The maritime border deal, on 27 November between the Government of National Accord (GNA) and Turkey, was denounced by Egypt, Greece, and Cyprus as it – according to international law – illegally claim rights over oil and gas drilling rights in the eastern Mediterranean. The 27 November agreement claims a sea corridor between Libya and Turkey and in areas where Greece considers its maritime rights. 

Under the international legal framework, maritime borders separating waters of regional countries are established to define zones of interests, delineate sea areas as part of countries’ sovereign territories, while providing guarantees of peaceful relations among the states.

Under the 1982 UN Maritime Law agreement, the economic maritime borders of coastal countries reach out to a distance of 200 nautical miles, which is approximately 370 km.

In the case of narrow areas, multiple states, and the overlapping of Exclusive Economic Zones (EEZ), as is the case in the Eastern Mediterranean, the borders are demarcated according to specific mechanisms by agreement between countries. Such as the case of Egypt and Cyprus, who signed in 2003 a border delineation agreement that has drawn lines for EEZ both countries and now occurs between Egypt and Greece. 

Recently, Greece and Egypt agreed to speed up talks on the EEZ between the two countries and finalise its definition and delineation.

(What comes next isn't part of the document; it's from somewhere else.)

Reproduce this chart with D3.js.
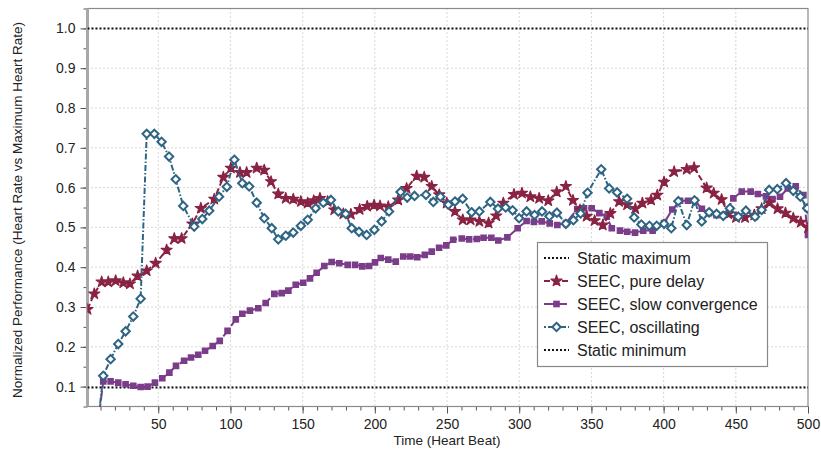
<!DOCTYPE html>
<html>
<head>
<meta charset="utf-8">
<script src="https://cdn.jsdelivr.net/npm/d3@7/dist/d3.min.js"></script>
<style>
  body { margin: 0; background: #fff; }
  text { font-family: "Liberation Sans", Arial, sans-serif; fill: #222; }
</style>
</head>
<body>
<svg id="chart" width="821" height="450"></svg>
<script>
// static bounds
var staticMax = 1.0;
var staticMin = 0.098;

// [heart beat, normalized performance]
var pureDelay = [
  [1, 0.294], [5.7, 0.333], [10.8, 0.363], [15.4, 0.363], [20.5, 0.366], [25.8, 0.361],
  [30.4, 0.358], [35.7, 0.378], [42, 0.391], [48.2, 0.410], [55.8, 0.443], [61.1, 0.472],
  [66.2, 0.472], [73.6, 0.509], [79.5, 0.548], [88.8, 0.571], [95.1, 0.626], [100.3, 0.649],
  [106.6, 0.638], [111.2, 0.638], [118.2, 0.649], [123.4, 0.644], [128.1, 0.615], [133.1, 0.584],
  [138.3, 0.573], [143.5, 0.571], [148.8, 0.565], [153.5, 0.561], [157.7, 0.567], [162, 0.573],
  [167.3, 0.565], [171.9, 0.544], [178.2, 0.534], [183.4, 0.533], [189.5, 0.545], [194.7, 0.553],
  [199.5, 0.556], [203.6, 0.554], [209.3, 0.552], [216.2, 0.569], [222, 0.598], [229, 0.629],
  [234.2, 0.626], [239.4, 0.603], [244.6, 0.582], [249.8, 0.561], [255.5, 0.540], [260.9, 0.519],
  [266.3, 0.519], [272.4, 0.515], [278.8, 0.511], [284.1, 0.529], [289, 0.561], [296.4, 0.583],
  [301.9, 0.586], [307.7, 0.577], [313.8, 0.573], [320.1, 0.567], [326, 0.589], [332.3, 0.603],
  [337.2, 0.568], [342.1, 0.544], [346.7, 0.528], [352.2, 0.517], [357.9, 0.506], [363.1, 0.535],
  [369.2, 0.565], [374.7, 0.557], [380.4, 0.547], [385.3, 0.561], [391.3, 0.569], [395.6, 0.581],
  [400.3, 0.614], [407.3, 0.640], [416, 0.646], [421.1, 0.650], [429.8, 0.599], [434.7, 0.586],
  [440.2, 0.570], [444.8, 0.534], [450.1, 0.525], [456.4, 0.525], [462.8, 0.531], [467.9, 0.547],
  [473.3, 0.562], [478.9, 0.547], [484.4, 0.536], [489.8, 0.523], [495, 0.513], [500, 0.499]
];

var slowConvergence = [
  [8, 0.0], [11.9, 0.113], [17, 0.113], [22.3, 0.110], [27.4, 0.106], [32.7, 0.102],
  [37.8, 0.099], [42.6, 0.100], [47.7, 0.110], [52.8, 0.121], [57.7, 0.135], [62.3, 0.152],
  [67.9, 0.165], [72.7, 0.173], [77.7, 0.180], [82.4, 0.190], [87.7, 0.202], [92.6, 0.215],
  [98, 0.240], [103.7, 0.269], [108.2, 0.283], [113.5, 0.291], [119.3, 0.297], [124.4, 0.310],
  [130.4, 0.333], [135.5, 0.335], [140.1, 0.341], [145.2, 0.356], [150.4, 0.361], [155.1, 0.372],
  [159.7, 0.386], [165, 0.403], [170.1, 0.413], [175.4, 0.410], [181.2, 0.406], [186.3, 0.406],
  [191.3, 0.402], [196, 0.403], [200.1, 0.412], [204.1, 0.423], [209.3, 0.419], [214.5, 0.414],
  [219.7, 0.427], [224.6, 0.427], [229.4, 0.425], [234.6, 0.431], [239.4, 0.439], [244.5, 0.449],
  [249.5, 0.455], [254.3, 0.469], [260.2, 0.472], [265.3, 0.470], [270.6, 0.471], [275.3, 0.474],
  [280.7, 0.474], [285.5, 0.467], [291.8, 0.475], [298.9, 0.498], [305.1, 0.516], [310.2, 0.514],
  [315.6, 0.515], [321.1, 0.510], [326.4, 0.506], [332.4, 0.511], [340.2, 0.546], [344.9, 0.548],
  [350.2, 0.548], [355.5, 0.536], [360.6, 0.527], [364.1, 0.498], [369.8, 0.492], [374.8, 0.489],
  [380.2, 0.487], [385.9, 0.492], [392.4, 0.492], [400.3, 0.511], [406, 0.545], [411.4, 0.567],
  [416.9, 0.567], [421.7, 0.567], [426.5, 0.547], [431.5, 0.536], [436.6, 0.531], [442.5, 0.532],
  [448.3, 0.573], [454.1, 0.590], [460.3, 0.590], [465.3, 0.584], [470.9, 0.578], [475.4, 0.571],
  [480.6, 0.577], [486, 0.598], [491.5, 0.603], [496.8, 0.581], [500, 0.481]
];

var oscillating = [
  [8, 0.0], [11.9, 0.127], [17, 0.169], [22.3, 0.207], [27.4, 0.239], [32.7, 0.276],
  [37.8, 0.321], [42, 0.735], [47.3, 0.735], [52.3, 0.715], [57.5, 0.678], [62.1, 0.621],
  [67.3, 0.554], [74.9, 0.502], [80.5, 0.521], [85.3, 0.542], [92.1, 0.577], [97.5, 0.602],
  [102.7, 0.670], [108.2, 0.611], [113, 0.603], [118.2, 0.562], [123.4, 0.523], [128.6, 0.498],
  [133.1, 0.470], [138.3, 0.479], [143.5, 0.487], [148.8, 0.504], [153.5, 0.519], [159, 0.548],
  [164.3, 0.562], [169.6, 0.569], [174.7, 0.540], [179.8, 0.534], [184, 0.498], [189, 0.489],
  [194.3, 0.481], [199.7, 0.494], [204.7, 0.515], [209.8, 0.540], [217.8, 0.589], [222.4, 0.575],
  [227.5, 0.579], [235.4, 0.582], [240.5, 0.564], [245.4, 0.577], [250.9, 0.557], [255.5, 0.565],
  [260.8, 0.572], [267, 0.538], [272.4, 0.540], [280, 0.564], [285.3, 0.547], [290.6, 0.550],
  [295.4, 0.543], [299.9, 0.523], [305.1, 0.540], [310.6, 0.531], [315.8, 0.540], [320.9, 0.528],
  [326.1, 0.537], [332.3, 0.509], [337.5, 0.518], [342.5, 0.535], [347.3, 0.587], [356.8, 0.646],
  [362.3, 0.598], [367.8, 0.588], [374.7, 0.572], [379.6, 0.525], [384.6, 0.507], [390.2, 0.504],
  [395.2, 0.504], [400.3, 0.509], [405.3, 0.498], [410.2, 0.566], [416, 0.506], [421.4, 0.568],
  [426.4, 0.515], [431.5, 0.538], [436.7, 0.534], [441.3, 0.529], [445.9, 0.548], [451.7, 0.527],
  [457, 0.542], [463.3, 0.527], [467.9, 0.544], [473.1, 0.594], [478.7, 0.596], [484.8, 0.611],
  [489.8, 0.592], [494.7, 0.577], [499.4, 0.548]
];

var xTicks = [50, 100, 150, 200, 250, 300, 350, 400, 450, 500];
var xMinorTicks = d3.range(10, 501, 10);
var yTicks = [0.1, 0.2, 0.3, 0.4, 0.5, 0.6, 0.7, 0.8, 0.9, 1.0];
var yMinorTicks = d3.range(0.05, 1.051, 0.05);

var legendLabels = ['Static maximum', 'SEEC, pure delay', 'SEEC, slow convergence',
                    'SEEC, oscillating', 'Static minimum'];

var RED = '#8a2343';
var PURPLE = '#7b3c8a';
var BLUE = '#2e6584';

var svg = d3.select('#chart');

var x = d3.scaleLinear().domain([1, 500]).range([87.5, 808]);
var y = d3.scaleLinear().domain([0.05, 1.05]).range([406.5, 8.5]);

svg.append('clipPath').attr('id', 'plot-clip')
  .append('rect')
    .attr('x', x.range()[0]).attr('y', y.range()[1])
    .attr('width', x.range()[1] - x.range()[0])
    .attr('height', y.range()[0] - y.range()[1]);

// grid
var grid = svg.append('g').attr('class', 'grid');
grid.selectAll('.vgrid').data(xTicks.slice(0, -1)).enter().append('line')
    .attr('x1', function(d) { return x(d); }).attr('x2', function(d) { return x(d); })
    .attr('y1', y(1.05)).attr('y2', y(0.05))
    .attr('stroke', '#b0b0b0').attr('stroke-width', 1).attr('stroke-dasharray', '1,3');
grid.selectAll('.hgrid').data(yTicks).enter().append('line')
    .attr('x1', x(1)).attr('x2', x(500))
    .attr('y1', function(d) { return y(d); }).attr('y2', function(d) { return y(d); })
    .attr('stroke', '#b0b0b0').attr('stroke-width', 1).attr('stroke-dasharray', '1,3');

// axes
function styleAxis(g) {
  g.select('.domain').remove();
  g.selectAll('.tick line').attr('stroke', '#555');
  g.selectAll('.tick text').style('font-size', '14px').attr('fill', '#222');
}

svg.append('g').attr('transform', 'translate(0,' + y(0.05) + ')')
    .call(d3.axisBottom(x).tickValues(xMinorTicks).tickSize(4).tickFormat(''))
    .call(styleAxis);
svg.append('g').attr('transform', 'translate(0,' + y(0.05) + ')')
    .call(d3.axisBottom(x).tickValues(xTicks).tickSize(7).tickPadding(6).tickFormat(d3.format('d')))
    .call(styleAxis);

svg.append('g').attr('transform', 'translate(' + x(1) + ',0)')
    .call(d3.axisLeft(y).tickValues(yMinorTicks).tickSize(4).tickFormat(''))
    .call(styleAxis);
svg.append('g').attr('transform', 'translate(' + x(1) + ',0)')
    .call(d3.axisLeft(y).tickValues(yTicks).tickSize(7).tickPadding(5).tickFormat(d3.format('.1f')))
    .call(styleAxis);

// frame
svg.append('rect')
    .attr('x', x(1)).attr('y', y(1.05))
    .attr('width', x(500) - x(1)).attr('height', y(0.05) - y(1.05))
    .attr('fill', 'none').attr('stroke', '#8a8a8a').attr('stroke-width', 1.2);
svg.append('line')
    .attr('x1', x(1)).attr('x2', x(1)).attr('y1', y(1.05)).attr('y2', y(0.05))
    .attr('stroke', '#a8a8a8').attr('stroke-width', 3);

// axis titles
svg.append('text').attr('x', 447).attr('y', 445).attr('text-anchor', 'middle')
    .style('font-size', '13.5px').text('Time (Heart Beat)');
svg.append('text').attr('transform', 'translate(22,210) rotate(-90)').attr('text-anchor', 'middle')
    .style('font-size', '13.5px').text('Normalized Performance (Heart Rate vs Maximum Heart Rate)');

// series
var plot = svg.append('g').attr('clip-path', 'url(#plot-clip)');

var line = d3.line().x(function(d) { return x(d[0]); }).y(function(d) { return y(d[1]); });

function hline(v) {
  plot.append('line')
      .attr('x1', x(1)).attr('x2', x(500)).attr('y1', y(v)).attr('y2', y(v))
      .attr('stroke', '#111').attr('stroke-width', 2).attr('stroke-dasharray', '2,2');
}
hline(staticMax);
hline(staticMin);

var star = d3.symbol().type(d3.symbolStar).size(38);
var square = d3.symbol().type(d3.symbolSquare).size(44);
var diamond = 'M0,-4.2L4.2,0L0,4.2L-4.2,0Z';

var series = [
  {data: slowConvergence, color: PURPLE, dash: '10,3', marker: 'square'},
  {data: pureDelay, color: RED, dash: '6,3', marker: 'star'},
  {data: oscillating, color: BLUE, dash: '6,2,1.5,2', marker: 'diamond'}
];

function drawMarker(sel, kind, color) {
  if (kind === 'star') {
    sel.append('path').attr('d', star()).attr('fill', color).attr('stroke', color)
        .attr('stroke-width', 1.2).attr('stroke-linejoin', 'round');
  } else if (kind === 'square') {
    sel.append('path').attr('d', square()).attr('fill', color);
  } else {
    sel.append('path').attr('d', diamond).attr('fill', '#fff').attr('stroke', color).attr('stroke-width', 2);
  }
}

series.forEach(function(s) {
  plot.append('path').datum(s.data)
      .attr('d', line).attr('fill', 'none')
      .attr('stroke', s.color).attr('stroke-width', 2).attr('stroke-dasharray', s.dash);
  plot.selectAll(null).data(s.data).enter().append('g')
      .attr('transform', function(d) { return 'translate(' + x(d[0]) + ',' + y(d[1]) + ')'; })
      .each(function() { drawMarker(d3.select(this), s.marker, s.color); });
});

// legend
var legendStyles = [
  {color: '#111', dash: '2,2', marker: null},
  {color: RED, dash: '6,3', marker: 'star'},
  {color: PURPLE, dash: '10,3', marker: 'square'},
  {color: BLUE, dash: '2,2,6,2', marker: 'diamond'},
  {color: '#111', dash: '2,2', marker: null}
];

var legend = svg.append('g');
legend.append('rect')
    .attr('x', 537.5).attr('y', 242.5).attr('width', 230).attr('height', 124)
    .attr('fill', '#fff').attr('stroke', '#888').attr('stroke-width', 1.2);

var rows = legend.selectAll('.row').data(legendLabels).enter().append('g')
    .attr('transform', function(d, i) { return 'translate(0,' + (258 + i * 23) + ')'; });
rows.append('line')
    .attr('x1', 544).attr('x2', 569).attr('y1', 0).attr('y2', 0)
    .attr('stroke', function(d, i) { return legendStyles[i].color; })
    .attr('stroke-width', 2)
    .attr('stroke-dasharray', function(d, i) { return legendStyles[i].dash; });
rows.each(function(d, i) {
  var st = legendStyles[i];
  if (st.marker) {
    drawMarker(d3.select(this).append('g').attr('transform', 'translate(556.5,0)'), st.marker, st.color);
  }
});
rows.append('text')
    .attr('x', 577).attr('y', 0).attr('dy', '0.35em')
    .style('font-size', '16px')
    .text(function(d) { return d; });
</script>
</body>
</html>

 According to Article 121 of the Law of the Sea Convention states that “the territorial sea, the contiguous zone, the exclusive economic zone and the continental shelf of an island are determined in accordance with the provisions of this Convention applicable to other land territory.”

 

This article means that the islands possess an economic zone, as is the case in other land territories.

 

 With the multiplicity of Greek islands adjacent to Turkish lands such as Kastelorizo, or near them such as Rhodes and Crete, and with the presence of the island state of Cyprus, the Turkish economic zone becomes small compared to the Turkish ambitions, because these islands have an EEZ.

 

 Turkey, which is not one of Law of the Sea Convention signatories, accuses the eastern Mediterranean countries, and especially Egypt, of seizing its wealth, because it considers the economic waters that surround it, to follow Ankara, despite the presence of the Greek islands and Cyprus.

 

 Also, several media reports claim that Egypt forfeited its rights in the eastern Mediterranean’s EEZ when it signed the border delineation with Cyprus, and in Egypt’s talks now with Greece under the law of the seas. Some websites even call for Egypt to draw on the Turkish way that ignores the status of the islands and their rights per the UN agreement.

 

 Although, the delineation by the Turkish method would increase the area of the Egyptian EEZ that they claim the country did forfeit. However, it would be a violation of the Law of the Sea agreement signed by the Egyptian state many years before the current regime even came to power.